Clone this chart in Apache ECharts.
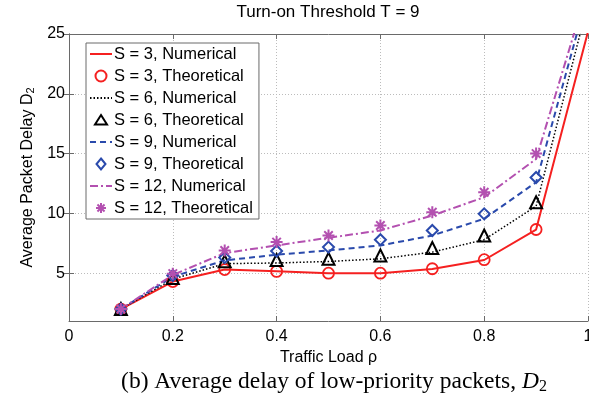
<!DOCTYPE html>
<html>
<head>
<meta charset="utf-8">
<script src="https://cdn.jsdelivr.net/npm/echarts@6/dist/echarts.min.js"></script>
<style>
html,body{margin:0;padding:0;background:#fff;}
#chart{width:589px;height:404px;}
</style>
</head>
<body>
<div id="chart"></div>
<script>
// ---- data ----
var rhoTheo = [0.1, 0.2, 0.3, 0.4, 0.5, 0.6, 0.7, 0.8, 0.9];
var rhoNum  = [0.1, 0.2, 0.3, 0.4, 0.5, 0.6, 0.7, 0.8, 0.9, 1.0];
var s3Num   = [2.0, 4.3, 5.3, 5.15, 5.0, 5.0, 5.35, 6.1, 8.65, 25.2];
var s3Theo  = [2.0, 4.3, 5.3, 5.15, 5.0, 5.0, 5.37, 6.13, 8.65];
var s6Num   = [2.0, 4.5, 5.8, 5.85, 5.98, 6.2, 6.76, 7.8, 10.6, 27.6];
var s6Theo  = [2.0, 4.6, 6.0, 6.1, 6.2, 6.48, 7.1, 8.15, 10.93];
var s9Num   = [2.0, 4.7, 6.07, 6.54, 6.9, 7.32, 8.15, 9.55, 12.6, 28.4];
var s9Theo  = [2.0, 4.8, 6.3, 6.85, 7.18, 7.8, 8.57, 9.96, 13.0];
var s12Num  = [2.0, 4.85, 6.68, 7.32, 7.96, 8.57, 9.82, 11.35, 14.55, 28.9];
var s12Theo = [2.0, 4.96, 6.9, 7.6, 8.15, 8.99, 10.1, 11.77, 15.0];
var xTicks  = [0, 0.2, 0.4, 0.6, 0.8, 1];
var yTicks  = [5, 10, 15, 20, 25];
var names = ['S = 3, Numerical', 'S = 3, Theoretical', 'S = 6, Numerical', 'S = 6, Theoretical',
             'S = 9, Numerical', 'S = 9, Theoretical', 'S = 12, Numerical', 'S = 12, Theoretical'];

function pairs(xs, ys) { return ys.map(function (v, i) { return [xs[i], v]; }); }

var RED = '#f52020', BLACK = '#000000', BLUE = '#2a4aac', MAG = '#b350b0';
var FONT = '"Liberation Sans", Arial, Helvetica, sans-serif';
var ASTER = 'path://M0,-10L0,10M-10,0L10,0M-7.07,-7.07L7.07,7.07M-7.07,7.07L7.07,-7.07';
// legend icons: zero-length corner strokes pin the box so the shape keeps its aspect
var FRAME = 'M-11,-5.5L-11,-5.5M11,5.5L11,5.5';
var LEG_TRI = 'path://' + FRAME + 'M0,-5L6,4.5L-6,4.5Z';
var LEG_DIA = 'path://' + FRAME + 'M0,-5.5L4.5,0L0,5.5L-4.5,0Z';
var LEG_AST = 'path://' + FRAME + 'M0,-5L0,5M-5,0L5,0M-3.54,-3.54L3.54,3.54M-3.54,3.54L3.54,-3.54';
var legendIcons = [null, 'circle', null, LEG_TRI, null, LEG_DIA, null, LEG_AST];

var chart = echarts.init(document.getElementById('chart'), null, {renderer: 'canvas'});
var gridLine = {show: true, lineStyle: {color: '#bcbcbc', type: [1, 2], width: 1}};
var axisLineStyle = {color: '#6a6a6a', width: 1};

function lineSeries(name, ys, color, type, width) {
  return {name: name, type: 'line', data: pairs(rhoNum, ys), symbol: 'none', clip: true,
          lineStyle: {color: color, type: type, width: width}, itemStyle: {color: color},
          animation: false, z: 2};
}
function markSeries(name, ys, color, symbol, size, bw) {
  return {name: name, type: 'scatter', data: pairs(rhoTheo, ys), symbol: symbol, symbolSize: size,
          itemStyle: {color: 'rgba(255,255,255,0)', borderColor: color, borderWidth: bw, opacity: 1},
          animation: false, z: 3};
}

var s12Theo_series = markSeries(names[7], s12Theo, MAG, ASTER, 12, 2);
s12Theo_series.itemStyle.color = MAG;

var legendData = names.map(function (n, i) {
  return i % 2 === 0 ? {name: n, itemStyle: {opacity: 0}} : {name: n, icon: legendIcons[i]};
});

chart.setOption({
  animation: false,
  backgroundColor: '#ffffff',
  textStyle: {fontFamily: FONT},
  grid: {left: 69, right: 1, top: 34, bottom: 83, containLabel: false, outerBoundsMode: 'none'},
  xAxis: [{
    type: 'value', min: 0, max: 1, interval: 0.2, position: 'bottom',
    axisLine: {show: true, lineStyle: axisLineStyle},
    axisTick: {show: true, inside: true, length: 5, lineStyle: axisLineStyle},
    axisLabel: {fontSize: 16, color: '#000', margin: 8, fontFamily: FONT,
                formatter: function (v) { return String(+v.toFixed(1)); }},
    splitLine: gridLine,
    name: 'Traffic Load \u03c1', nameLocation: 'middle', nameGap: 27,
    nameTextStyle: {fontSize: 16, color: '#000', fontFamily: FONT}
  }, {
    type: 'value', min: 0, max: 1, interval: 0.2, position: 'top',
    axisLine: {show: true, lineStyle: axisLineStyle},
    axisTick: {show: true, inside: true, length: 5, lineStyle: axisLineStyle},
    axisLabel: {show: false}, splitLine: {show: false}
  }],
  yAxis: [{
    type: 'value', min: 1, max: 25, position: 'left',
    axisLine: {show: true, lineStyle: axisLineStyle},
    axisTick: {show: true, inside: true, length: 5, lineStyle: axisLineStyle, customValues: yTicks},
    axisLabel: {fontSize: 16, color: '#000', margin: 4, fontFamily: FONT, customValues: yTicks},
    splitLine: gridLine,
    name: 'Average Packet Delay D{sub|2}', nameLocation: 'middle', nameGap: 33, nameRotate: 90,
    nameTextStyle: {fontSize: 16, color: '#000', fontFamily: FONT,
      rich: {sub: {fontSize: 11, color: '#000', fontFamily: FONT, verticalAlign: 'bottom', padding: [6, 0, 0, 0]}}}
  }, {
    type: 'value', min: 1, max: 25, position: 'right',
    axisLine: {show: true, lineStyle: axisLineStyle},
    axisTick: {show: true, inside: true, length: 5, lineStyle: axisLineStyle, customValues: yTicks},
    axisLabel: {show: false, customValues: yTicks}, splitLine: {show: false}
  }],
  legend: {
    orient: 'vertical', left: 86, top: 43,
    data: legendData,
    backgroundColor: '#ffffff', borderColor: '#6a6a6a', borderWidth: 1,
    padding: [2, 6, 2, 3], itemGap: 4, itemWidth: 22, itemHeight: 11,
    textStyle: {fontSize: 16.5, color: '#000', fontFamily: FONT, lineHeight: 18, padding: [0, 0, 0, -3]},
    z: 10
  },
  graphic: [{
    type: 'text', x: 328, y: 12,
    style: {text: 'Turn-on Threshold T = 9', fill: '#000', font: '17px ' + FONT,
            textAlign: 'center', textVerticalAlign: 'middle'}
  }, {
    type: 'text', x: 334, y: 382,
    style: {text: '(b) Average delay of low-priority packets, {i|D}{s|2}', fill: '#000',
            font: '23.5px "Liberation Serif", "Times New Roman", serif',
            textAlign: 'center', textVerticalAlign: 'middle',
            rich: {i: {fontStyle: 'italic', fontSize: 23.5, fontFamily: '"Liberation Serif", serif'},
                   s: {fontSize: 16, fontFamily: '"Liberation Serif", serif', verticalAlign: 'bottom', padding: [9, 0, 0, 0]}}}
  }],
  series: [
    lineSeries(names[0], s3Num, RED, 'solid', 2),
    markSeries(names[1], s3Theo, RED, 'circle', 11, 1.8),
    lineSeries(names[2], s6Num, BLACK, [1.5, 2], 1.5),
    markSeries(names[3], s6Theo, BLACK, 'triangle', 12, 2),
    lineSeries(names[4], s9Num, BLUE, [6, 4], 2),
    markSeries(names[5], s9Theo, BLUE, 'diamond', 11, 2),
    lineSeries(names[6], s12Num, MAG, [8, 3, 2, 3], 2),
    s12Theo_series
  ]
});
</script>
</body>
</html>
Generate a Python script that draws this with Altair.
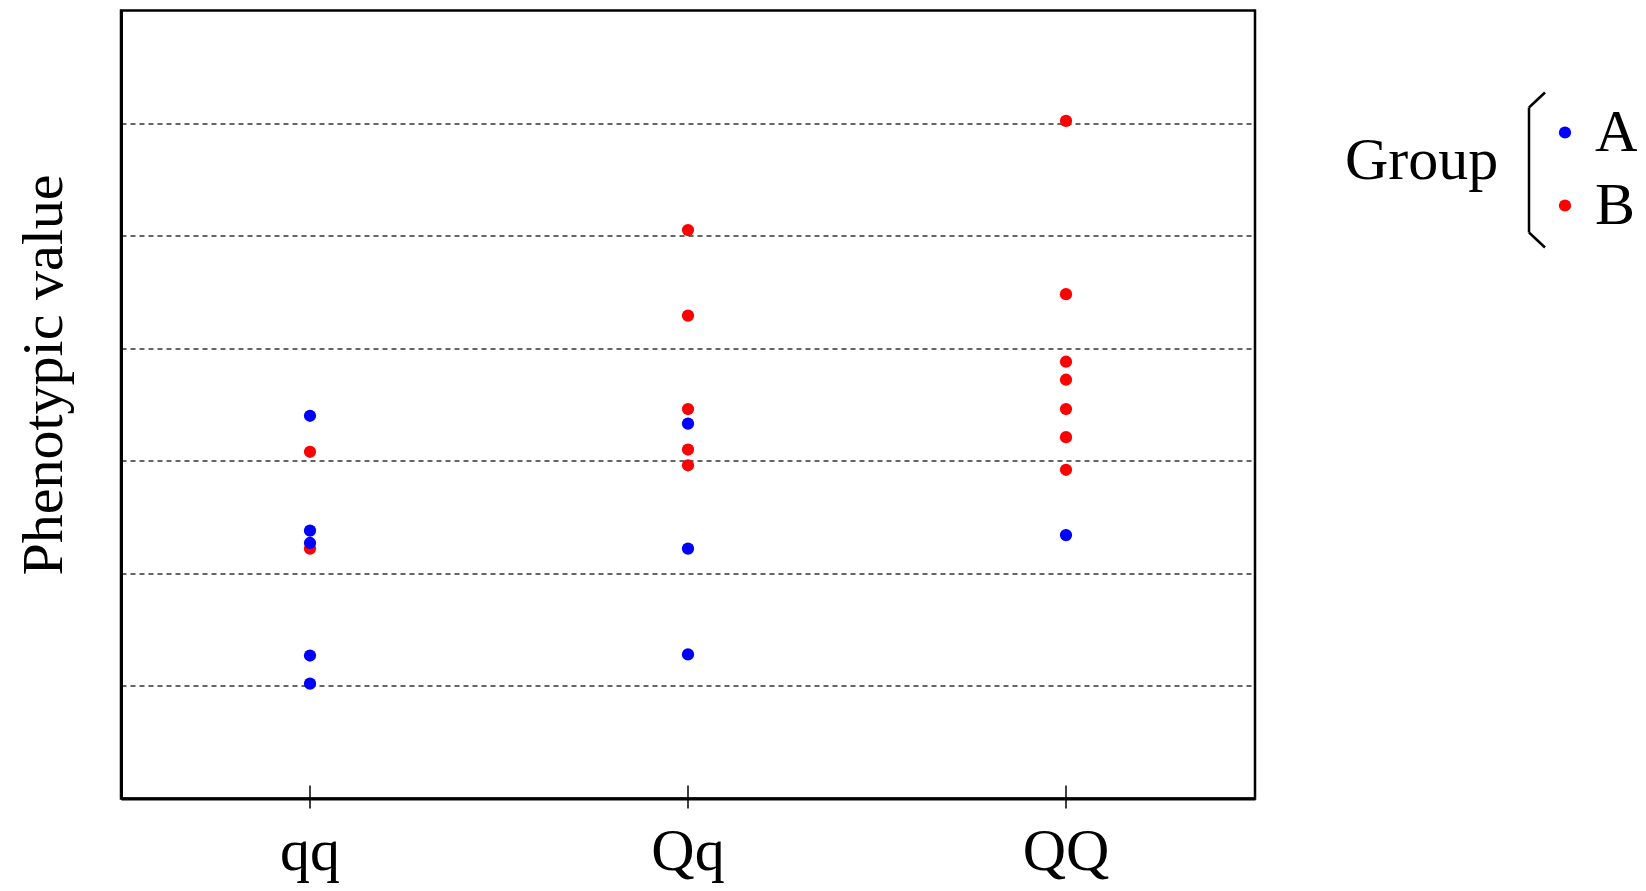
import altair as alt
import pandas as pd

genotypes = ["qq", "Qq", "QQ"]
groups = ["A", "B"]
colors = ["#0000ff", "#ff0000"]

# phenotypic values
qq_A = [3.40, 2.38, 2.27, 1.27, 1.02]
qq_B = [3.08, 2.22]
Qq_A = [3.33, 2.22, 1.28]
Qq_B = [5.05, 4.29, 3.46, 3.10, 2.96]
QQ_A = [2.34]
QQ_B = [6.02, 4.48, 3.88, 3.72, 3.46, 3.21, 2.92]

grid_values = [1, 2, 3, 4, 5, 6]

rows = []
for g, vals in [("qq", qq_B), ("Qq", Qq_B), ("QQ", QQ_B)]:
    rows += [{"genotype": g, "group": "B", "value": v} for v in vals]
for g, vals in [("qq", qq_A), ("Qq", Qq_A), ("QQ", QQ_A)]:
    rows += [{"genotype": g, "group": "A", "value": v} for v in vals]
df = pd.DataFrame(rows)
geno_df = pd.DataFrame({"genotype": genotypes})
one = pd.DataFrame({"k": [0]})

FONT = "Liberation Serif"
W, H = 1134, 788

x_enc = alt.X(
    "genotype:N",
    sort=genotypes,
    title=None,
    axis=alt.Axis(
        domain=True, domainColor="black", domainWidth=3,
        ticks=False, grid=False,
        labelFont=FONT, labelFontSize=60, labelColor="black",
        labelPadding=71, labelBaseline="alphabetic", labelAngle=0,
    ),
)

points = alt.Chart(df).mark_circle(size=150, opacity=1).encode(
    x=x_enc,
    y=alt.Y(
        "value:Q",
        scale=alt.Scale(domain=[0, 7], nice=False, zero=False),
        axis=alt.Axis(
            values=grid_values, labels=False, ticks=False,
            domain=True, domainColor="black", domainWidth=3,
            grid=True, gridDash=[5, 4], gridColor="#333333", gridWidth=1.5,
            title="Phenotypic value", titleFont=FONT, titleFontSize=58,
            titleFontWeight="normal", titleColor="black",
            titleAngle=270, titleAlign="center", titleBaseline="alphabetic",
            titleX=-60, titleY=364,
        ),
    ),
    color=alt.Color(
        "group:N",
        scale=alt.Scale(domain=groups, range=colors),
        legend=alt.Legend(
            title=None, orient="none", legendX=1414, legendY=92,
            labelFont=FONT, labelFontSize=60, labelColor="black",
            symbolType="circle", symbolSize=150, symbolStrokeWidth=0,
            labelOffset=0, rowPadding=13, padding=0,
        ),
    ),
)

ticks = alt.Chart(geno_df).mark_rule(color="black", strokeWidth=1.5).encode(
    x=alt.X("genotype:N", sort=genotypes),
    y=alt.value(H - 13),
    y2=alt.value(H + 10),
)

legend_title = alt.Chart(one).mark_text(
    text="Group", font=FONT, fontSize=60, align="left", baseline="alphabetic", color="black"
).encode(x=alt.value(1224), y=alt.value(168))

bx, btop, bbot, bend = 1408, 97, 222, 1424
br_v = alt.Chart(one).mark_rule(color="black", strokeWidth=2.5).encode(
    x=alt.value(bx), y=alt.value(btop), y2=alt.value(bbot))
br_t = alt.Chart(one).mark_rule(color="black", strokeWidth=2.5).encode(
    x=alt.value(bx), x2=alt.value(bend), y=alt.value(btop), y2=alt.value(btop - 15))
br_b = alt.Chart(one).mark_rule(color="black", strokeWidth=2.5).encode(
    x=alt.value(bx), x2=alt.value(bend), y=alt.value(bbot), y2=alt.value(bbot + 15))

chart = alt.layer(points, ticks, legend_title, br_v, br_t, br_b).properties(
    width=W, height=H,
    padding={"left": 113, "top": 2.5, "right": 382, "bottom": 84},
    autosize=alt.AutoSizeParams(type="none"),
    background="white",
).configure_view(stroke="black", strokeWidth=2.5)

chart.save("out.html", embed_options={"renderer": "svg", "actions": False})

_____

Repeat the lines exactly as they stand, from the opening line of the data through the line with "function pairs(xs, ys)". Pictures stay out of the copy.

Written answer -
Clone this chart in Apache ECharts.
<!DOCTYPE html>
<html>
<head>
<meta charset="utf-8">
<script src="https://cdn.jsdelivr.net/npm/echarts@6/dist/echarts.min.js"></script>
<style>
html,body{margin:0;padding:0;background:#fff;}
#chart{width:589px;height:404px;}
</style>
</head>
<body>
<div id="chart"></div>
<script>
// ---- data ----
var rhoTheo = [0.1, 0.2, 0.3, 0.4, 0.5, 0.6, 0.7, 0.8, 0.9];
var rhoNum  = [0.1, 0.2, 0.3, 0.4, 0.5, 0.6, 0.7, 0.8, 0.9, 1.0];
var s3Num   = [2.0, 4.3, 5.3, 5.15, 5.0, 5.0, 5.35, 6.1, 8.65, 25.2];
var s3Theo  = [2.0, 4.3, 5.3, 5.15, 5.0, 5.0, 5.37, 6.13, 8.65];
var s6Num   = [2.0, 4.5, 5.8, 5.85, 5.98, 6.2, 6.76, 7.8, 10.6, 27.6];
var s6Theo  = [2.0, 4.6, 6.0, 6.1, 6.2, 6.48, 7.1, 8.15, 10.93];
var s9Num   = [2.0, 4.7, 6.07, 6.54, 6.9, 7.32, 8.15, 9.55, 12.6, 28.4];
var s9Theo  = [2.0, 4.8, 6.3, 6.85, 7.18, 7.8, 8.57, 9.96, 13.0];
var s12Num  = [2.0, 4.85, 6.68, 7.32, 7.96, 8.57, 9.82, 11.35, 14.55, 28.9];
var s12Theo = [2.0, 4.96, 6.9, 7.6, 8.15, 8.99, 10.1, 11.77, 15.0];
var xTicks  = [0, 0.2, 0.4, 0.6, 0.8, 1];
var yTicks  = [5, 10, 15, 20, 25];
var names = ['S = 3, Numerical', 'S = 3, Theoretical', 'S = 6, Numerical', 'S = 6, Theoretical',
             'S = 9, Numerical', 'S = 9, Theoretical', 'S = 12, Numerical', 'S = 12, Theoretical'];

function pairs(xs, ys) { return ys.map(function (v, i) { return [xs[i], v]; }); }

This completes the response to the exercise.